Records shown =>
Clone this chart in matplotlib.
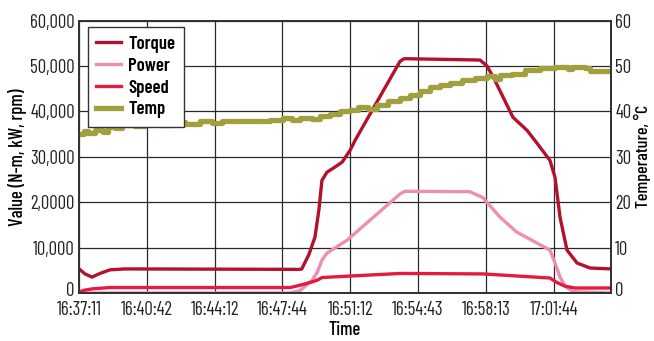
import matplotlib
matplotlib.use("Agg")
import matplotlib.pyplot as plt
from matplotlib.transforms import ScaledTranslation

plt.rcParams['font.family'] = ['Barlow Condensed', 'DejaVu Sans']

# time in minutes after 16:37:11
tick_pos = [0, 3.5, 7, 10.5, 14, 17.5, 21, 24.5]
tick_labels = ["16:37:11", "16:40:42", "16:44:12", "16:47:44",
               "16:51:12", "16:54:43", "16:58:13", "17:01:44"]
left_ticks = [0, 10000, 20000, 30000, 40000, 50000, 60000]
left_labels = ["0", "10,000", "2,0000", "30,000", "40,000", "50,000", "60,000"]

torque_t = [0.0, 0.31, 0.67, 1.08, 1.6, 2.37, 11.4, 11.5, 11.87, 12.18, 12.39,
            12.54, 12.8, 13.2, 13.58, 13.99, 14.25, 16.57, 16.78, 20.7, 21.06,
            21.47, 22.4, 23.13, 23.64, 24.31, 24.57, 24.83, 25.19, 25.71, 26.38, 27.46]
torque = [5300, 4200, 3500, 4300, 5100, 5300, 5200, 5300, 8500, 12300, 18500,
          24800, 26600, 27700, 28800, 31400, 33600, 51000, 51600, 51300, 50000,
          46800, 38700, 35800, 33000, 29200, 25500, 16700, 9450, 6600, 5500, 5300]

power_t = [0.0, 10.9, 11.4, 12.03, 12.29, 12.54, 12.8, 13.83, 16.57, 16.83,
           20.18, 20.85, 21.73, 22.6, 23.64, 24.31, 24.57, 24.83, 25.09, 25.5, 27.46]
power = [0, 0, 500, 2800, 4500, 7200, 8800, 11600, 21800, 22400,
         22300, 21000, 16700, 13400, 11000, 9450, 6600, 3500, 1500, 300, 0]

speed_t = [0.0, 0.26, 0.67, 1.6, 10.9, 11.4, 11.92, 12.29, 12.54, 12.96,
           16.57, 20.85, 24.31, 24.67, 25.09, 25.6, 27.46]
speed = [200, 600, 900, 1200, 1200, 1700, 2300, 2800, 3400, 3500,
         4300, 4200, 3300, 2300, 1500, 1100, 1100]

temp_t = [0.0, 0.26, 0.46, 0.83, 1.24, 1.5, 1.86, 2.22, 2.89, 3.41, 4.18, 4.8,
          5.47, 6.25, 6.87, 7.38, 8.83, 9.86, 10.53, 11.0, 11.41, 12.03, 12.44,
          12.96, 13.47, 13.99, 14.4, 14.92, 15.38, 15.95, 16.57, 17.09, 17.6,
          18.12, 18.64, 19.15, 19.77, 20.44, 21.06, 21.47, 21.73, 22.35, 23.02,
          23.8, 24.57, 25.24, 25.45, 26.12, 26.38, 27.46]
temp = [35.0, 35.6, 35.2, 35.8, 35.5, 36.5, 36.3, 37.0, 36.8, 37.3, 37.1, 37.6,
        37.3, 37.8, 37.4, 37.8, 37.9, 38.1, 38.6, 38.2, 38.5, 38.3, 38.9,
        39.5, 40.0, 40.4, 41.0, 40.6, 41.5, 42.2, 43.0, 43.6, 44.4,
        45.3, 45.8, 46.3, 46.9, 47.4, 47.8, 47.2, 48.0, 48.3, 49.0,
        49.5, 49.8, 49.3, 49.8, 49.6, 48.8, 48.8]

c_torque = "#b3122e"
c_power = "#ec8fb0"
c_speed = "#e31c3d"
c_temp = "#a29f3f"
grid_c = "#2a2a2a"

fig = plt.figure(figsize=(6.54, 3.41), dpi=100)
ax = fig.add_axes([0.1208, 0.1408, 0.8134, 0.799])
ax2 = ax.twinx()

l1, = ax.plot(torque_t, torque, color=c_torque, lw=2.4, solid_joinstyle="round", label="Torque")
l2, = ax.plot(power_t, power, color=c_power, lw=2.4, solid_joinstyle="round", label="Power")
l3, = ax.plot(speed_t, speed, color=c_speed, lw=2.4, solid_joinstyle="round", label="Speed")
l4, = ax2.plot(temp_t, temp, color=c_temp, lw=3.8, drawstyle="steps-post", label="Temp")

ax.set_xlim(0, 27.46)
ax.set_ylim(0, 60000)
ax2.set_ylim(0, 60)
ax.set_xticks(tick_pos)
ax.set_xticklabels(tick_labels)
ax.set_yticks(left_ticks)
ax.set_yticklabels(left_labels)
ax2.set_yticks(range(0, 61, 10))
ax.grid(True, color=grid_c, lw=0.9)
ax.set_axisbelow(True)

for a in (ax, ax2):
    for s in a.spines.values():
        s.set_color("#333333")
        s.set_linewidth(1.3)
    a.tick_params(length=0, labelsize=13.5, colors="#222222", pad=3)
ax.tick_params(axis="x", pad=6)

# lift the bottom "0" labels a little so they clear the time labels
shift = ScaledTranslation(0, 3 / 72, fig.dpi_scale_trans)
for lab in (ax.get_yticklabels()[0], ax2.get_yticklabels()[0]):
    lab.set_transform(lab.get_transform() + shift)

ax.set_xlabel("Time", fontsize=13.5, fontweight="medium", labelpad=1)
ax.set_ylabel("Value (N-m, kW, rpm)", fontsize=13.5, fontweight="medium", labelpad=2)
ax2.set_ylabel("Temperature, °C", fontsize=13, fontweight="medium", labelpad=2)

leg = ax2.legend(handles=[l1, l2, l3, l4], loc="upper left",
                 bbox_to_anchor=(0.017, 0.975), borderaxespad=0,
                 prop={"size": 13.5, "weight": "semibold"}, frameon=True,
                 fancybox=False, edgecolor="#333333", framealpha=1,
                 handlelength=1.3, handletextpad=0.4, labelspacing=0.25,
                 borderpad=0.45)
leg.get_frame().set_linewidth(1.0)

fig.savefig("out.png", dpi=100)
==
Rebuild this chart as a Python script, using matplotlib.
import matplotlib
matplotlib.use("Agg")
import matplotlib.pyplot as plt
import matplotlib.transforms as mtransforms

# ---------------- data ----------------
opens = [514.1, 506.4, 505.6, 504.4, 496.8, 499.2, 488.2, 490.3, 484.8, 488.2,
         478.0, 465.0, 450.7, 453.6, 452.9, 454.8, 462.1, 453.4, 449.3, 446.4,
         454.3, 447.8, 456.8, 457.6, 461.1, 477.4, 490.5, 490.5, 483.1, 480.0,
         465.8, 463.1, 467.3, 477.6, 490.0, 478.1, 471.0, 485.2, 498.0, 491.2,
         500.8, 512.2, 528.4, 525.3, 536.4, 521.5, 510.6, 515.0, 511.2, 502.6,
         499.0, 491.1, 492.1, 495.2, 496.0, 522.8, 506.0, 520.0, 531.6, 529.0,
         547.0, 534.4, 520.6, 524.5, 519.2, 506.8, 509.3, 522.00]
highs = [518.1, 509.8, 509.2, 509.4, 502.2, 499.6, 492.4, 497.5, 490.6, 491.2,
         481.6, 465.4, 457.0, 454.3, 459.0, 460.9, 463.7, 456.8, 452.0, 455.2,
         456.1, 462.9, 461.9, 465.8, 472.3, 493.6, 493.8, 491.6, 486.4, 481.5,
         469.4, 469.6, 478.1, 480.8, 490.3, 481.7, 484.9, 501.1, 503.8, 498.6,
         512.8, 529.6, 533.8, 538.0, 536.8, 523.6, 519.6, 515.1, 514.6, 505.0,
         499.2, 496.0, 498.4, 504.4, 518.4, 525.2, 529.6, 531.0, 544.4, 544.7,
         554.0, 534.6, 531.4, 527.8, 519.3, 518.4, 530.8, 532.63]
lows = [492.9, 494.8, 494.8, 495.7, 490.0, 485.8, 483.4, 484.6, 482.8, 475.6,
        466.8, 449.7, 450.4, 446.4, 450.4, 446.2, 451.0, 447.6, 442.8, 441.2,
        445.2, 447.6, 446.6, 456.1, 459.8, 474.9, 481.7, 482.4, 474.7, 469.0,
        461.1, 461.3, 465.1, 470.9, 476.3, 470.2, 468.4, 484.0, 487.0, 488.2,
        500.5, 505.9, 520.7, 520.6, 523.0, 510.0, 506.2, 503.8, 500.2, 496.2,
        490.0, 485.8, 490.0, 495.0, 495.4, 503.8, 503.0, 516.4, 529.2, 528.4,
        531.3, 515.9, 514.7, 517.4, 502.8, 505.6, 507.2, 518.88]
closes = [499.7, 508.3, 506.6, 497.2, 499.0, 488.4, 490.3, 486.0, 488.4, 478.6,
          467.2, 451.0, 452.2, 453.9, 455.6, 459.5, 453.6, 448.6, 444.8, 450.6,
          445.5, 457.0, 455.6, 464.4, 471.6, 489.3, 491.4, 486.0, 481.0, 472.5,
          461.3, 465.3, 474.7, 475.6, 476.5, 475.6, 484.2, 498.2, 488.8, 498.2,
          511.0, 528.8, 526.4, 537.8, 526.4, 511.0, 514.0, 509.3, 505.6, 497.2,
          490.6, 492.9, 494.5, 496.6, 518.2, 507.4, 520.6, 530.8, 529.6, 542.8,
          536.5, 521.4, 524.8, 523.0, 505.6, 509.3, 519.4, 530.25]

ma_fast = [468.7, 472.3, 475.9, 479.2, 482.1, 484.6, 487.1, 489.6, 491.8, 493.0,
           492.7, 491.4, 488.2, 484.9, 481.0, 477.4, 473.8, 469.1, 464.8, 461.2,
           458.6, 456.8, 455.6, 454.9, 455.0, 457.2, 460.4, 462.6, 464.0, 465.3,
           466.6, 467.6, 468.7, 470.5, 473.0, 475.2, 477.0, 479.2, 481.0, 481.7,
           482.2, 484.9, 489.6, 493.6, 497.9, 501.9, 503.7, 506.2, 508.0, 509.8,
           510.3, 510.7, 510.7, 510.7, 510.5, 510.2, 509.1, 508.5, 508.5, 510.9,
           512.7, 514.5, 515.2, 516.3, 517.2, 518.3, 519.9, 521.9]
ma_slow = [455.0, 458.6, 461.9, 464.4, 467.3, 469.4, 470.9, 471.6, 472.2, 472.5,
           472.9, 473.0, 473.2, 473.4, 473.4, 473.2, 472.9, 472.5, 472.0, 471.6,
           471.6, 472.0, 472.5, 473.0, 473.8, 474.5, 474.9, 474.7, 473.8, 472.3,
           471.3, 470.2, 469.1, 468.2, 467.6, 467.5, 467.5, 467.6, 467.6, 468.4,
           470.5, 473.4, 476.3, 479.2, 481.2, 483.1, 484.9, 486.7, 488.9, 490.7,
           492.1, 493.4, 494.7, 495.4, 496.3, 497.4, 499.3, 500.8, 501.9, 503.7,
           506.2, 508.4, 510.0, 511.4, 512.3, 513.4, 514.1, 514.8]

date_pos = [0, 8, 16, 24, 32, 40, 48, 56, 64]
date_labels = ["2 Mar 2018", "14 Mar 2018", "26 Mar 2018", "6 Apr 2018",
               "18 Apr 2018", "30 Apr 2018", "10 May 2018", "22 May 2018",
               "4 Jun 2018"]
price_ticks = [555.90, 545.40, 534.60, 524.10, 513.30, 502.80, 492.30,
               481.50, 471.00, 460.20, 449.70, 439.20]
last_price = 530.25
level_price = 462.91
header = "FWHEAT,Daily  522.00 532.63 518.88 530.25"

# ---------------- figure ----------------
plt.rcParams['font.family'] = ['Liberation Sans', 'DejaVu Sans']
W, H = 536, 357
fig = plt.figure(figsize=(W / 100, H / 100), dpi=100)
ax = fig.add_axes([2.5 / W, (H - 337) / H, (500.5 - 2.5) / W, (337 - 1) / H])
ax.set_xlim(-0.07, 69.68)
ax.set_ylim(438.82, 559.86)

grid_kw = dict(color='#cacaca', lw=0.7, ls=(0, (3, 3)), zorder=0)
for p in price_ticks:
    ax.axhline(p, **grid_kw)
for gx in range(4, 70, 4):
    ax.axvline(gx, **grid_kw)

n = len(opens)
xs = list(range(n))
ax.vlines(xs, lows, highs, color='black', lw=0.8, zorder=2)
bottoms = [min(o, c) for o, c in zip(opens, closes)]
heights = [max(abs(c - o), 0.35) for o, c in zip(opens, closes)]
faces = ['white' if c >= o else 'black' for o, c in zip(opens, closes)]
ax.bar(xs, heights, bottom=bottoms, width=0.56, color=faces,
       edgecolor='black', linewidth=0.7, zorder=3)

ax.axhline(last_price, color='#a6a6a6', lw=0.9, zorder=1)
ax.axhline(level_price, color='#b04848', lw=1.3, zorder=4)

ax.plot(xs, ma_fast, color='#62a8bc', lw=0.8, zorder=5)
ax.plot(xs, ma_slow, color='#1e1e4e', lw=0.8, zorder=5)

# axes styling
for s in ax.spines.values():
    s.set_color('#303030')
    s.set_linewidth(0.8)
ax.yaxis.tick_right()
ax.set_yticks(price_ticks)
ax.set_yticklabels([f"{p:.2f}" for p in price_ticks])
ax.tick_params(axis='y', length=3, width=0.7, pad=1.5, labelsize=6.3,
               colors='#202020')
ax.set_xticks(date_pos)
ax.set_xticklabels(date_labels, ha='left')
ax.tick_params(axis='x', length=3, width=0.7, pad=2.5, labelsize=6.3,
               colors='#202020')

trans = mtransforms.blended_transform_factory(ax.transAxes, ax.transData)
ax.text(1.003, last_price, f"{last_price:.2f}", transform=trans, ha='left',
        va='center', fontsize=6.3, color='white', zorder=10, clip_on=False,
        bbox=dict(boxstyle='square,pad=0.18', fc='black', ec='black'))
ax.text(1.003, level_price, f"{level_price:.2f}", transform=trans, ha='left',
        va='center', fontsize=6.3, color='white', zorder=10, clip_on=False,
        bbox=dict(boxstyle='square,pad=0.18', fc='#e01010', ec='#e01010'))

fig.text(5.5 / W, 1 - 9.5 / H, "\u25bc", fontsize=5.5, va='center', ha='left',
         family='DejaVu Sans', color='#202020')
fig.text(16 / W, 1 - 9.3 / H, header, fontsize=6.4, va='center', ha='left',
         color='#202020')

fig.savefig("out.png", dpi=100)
==
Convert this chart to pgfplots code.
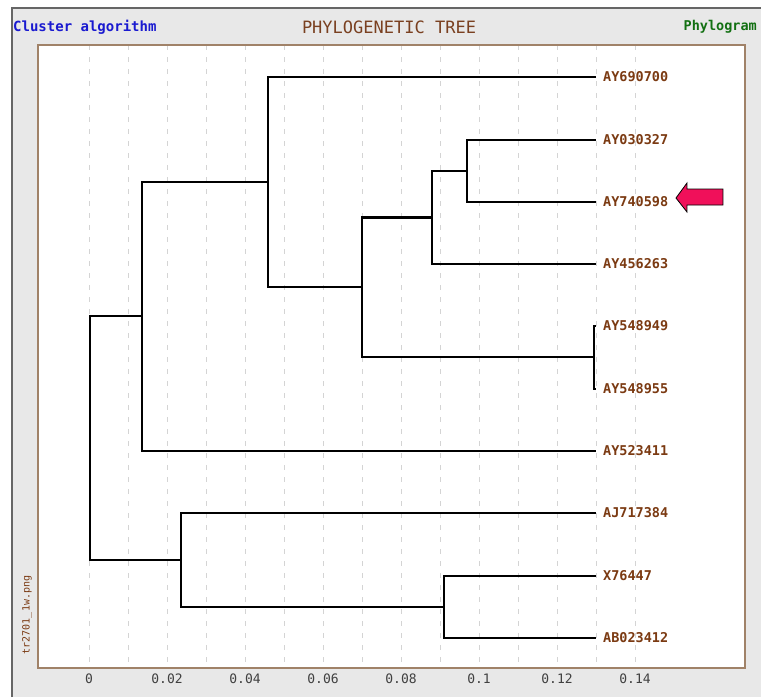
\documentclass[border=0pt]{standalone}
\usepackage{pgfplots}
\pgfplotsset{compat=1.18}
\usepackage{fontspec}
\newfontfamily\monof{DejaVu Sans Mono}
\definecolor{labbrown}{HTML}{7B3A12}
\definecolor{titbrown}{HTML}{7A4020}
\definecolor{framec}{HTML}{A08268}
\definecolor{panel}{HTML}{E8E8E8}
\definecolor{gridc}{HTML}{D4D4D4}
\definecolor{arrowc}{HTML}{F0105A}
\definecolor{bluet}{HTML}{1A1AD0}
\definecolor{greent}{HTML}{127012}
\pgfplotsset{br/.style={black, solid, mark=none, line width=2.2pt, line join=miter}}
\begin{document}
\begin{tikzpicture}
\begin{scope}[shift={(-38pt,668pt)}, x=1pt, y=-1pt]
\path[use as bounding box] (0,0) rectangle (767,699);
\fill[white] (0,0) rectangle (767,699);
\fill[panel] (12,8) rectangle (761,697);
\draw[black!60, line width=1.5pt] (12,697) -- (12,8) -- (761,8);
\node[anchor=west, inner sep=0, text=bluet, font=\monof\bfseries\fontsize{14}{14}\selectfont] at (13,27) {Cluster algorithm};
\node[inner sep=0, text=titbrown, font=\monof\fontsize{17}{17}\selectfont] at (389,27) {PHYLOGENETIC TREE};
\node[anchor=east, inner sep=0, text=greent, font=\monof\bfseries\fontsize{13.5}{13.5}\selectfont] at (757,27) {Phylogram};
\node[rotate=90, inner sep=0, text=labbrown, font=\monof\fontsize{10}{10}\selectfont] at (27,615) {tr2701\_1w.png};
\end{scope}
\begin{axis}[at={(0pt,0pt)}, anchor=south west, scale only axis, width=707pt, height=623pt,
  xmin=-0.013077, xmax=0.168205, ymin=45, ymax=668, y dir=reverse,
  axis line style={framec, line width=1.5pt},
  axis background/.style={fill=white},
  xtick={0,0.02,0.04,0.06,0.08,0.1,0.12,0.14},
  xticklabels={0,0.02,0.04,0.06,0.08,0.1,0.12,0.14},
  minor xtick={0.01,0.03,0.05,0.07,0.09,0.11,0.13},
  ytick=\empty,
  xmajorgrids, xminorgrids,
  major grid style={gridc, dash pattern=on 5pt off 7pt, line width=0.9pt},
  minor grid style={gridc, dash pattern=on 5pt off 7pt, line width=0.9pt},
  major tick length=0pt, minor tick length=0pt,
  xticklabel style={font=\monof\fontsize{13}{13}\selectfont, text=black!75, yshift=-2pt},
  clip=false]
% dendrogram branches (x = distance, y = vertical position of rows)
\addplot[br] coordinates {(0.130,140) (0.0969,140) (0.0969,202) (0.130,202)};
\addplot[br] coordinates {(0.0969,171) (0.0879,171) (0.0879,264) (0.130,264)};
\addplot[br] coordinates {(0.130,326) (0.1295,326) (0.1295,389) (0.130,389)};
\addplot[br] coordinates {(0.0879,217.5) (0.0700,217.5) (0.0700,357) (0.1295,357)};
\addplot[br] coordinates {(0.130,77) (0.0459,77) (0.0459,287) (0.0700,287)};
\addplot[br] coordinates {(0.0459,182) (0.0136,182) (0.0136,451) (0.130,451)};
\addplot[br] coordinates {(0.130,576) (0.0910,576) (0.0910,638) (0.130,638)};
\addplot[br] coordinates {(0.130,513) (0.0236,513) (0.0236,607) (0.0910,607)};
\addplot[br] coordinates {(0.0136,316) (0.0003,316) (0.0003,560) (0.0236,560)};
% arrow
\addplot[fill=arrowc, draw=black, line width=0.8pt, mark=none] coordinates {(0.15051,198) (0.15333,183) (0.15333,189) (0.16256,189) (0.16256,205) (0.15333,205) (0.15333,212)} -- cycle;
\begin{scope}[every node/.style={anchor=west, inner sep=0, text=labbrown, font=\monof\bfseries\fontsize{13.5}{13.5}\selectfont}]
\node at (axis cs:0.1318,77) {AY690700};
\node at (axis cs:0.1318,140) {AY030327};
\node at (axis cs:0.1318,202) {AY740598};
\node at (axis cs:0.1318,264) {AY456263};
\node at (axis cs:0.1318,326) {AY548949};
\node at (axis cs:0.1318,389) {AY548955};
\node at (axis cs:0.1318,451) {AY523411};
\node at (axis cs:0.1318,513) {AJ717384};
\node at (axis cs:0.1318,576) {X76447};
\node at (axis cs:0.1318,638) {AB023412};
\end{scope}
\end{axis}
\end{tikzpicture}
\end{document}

Set problem =>
In the entries above, find each line with the string "this" and copy it.

Final result =>
Clone this chart in matplotlib.
Rebuild this chart as a Python script, using matplotlib.
Convert this chart to pgfplots code.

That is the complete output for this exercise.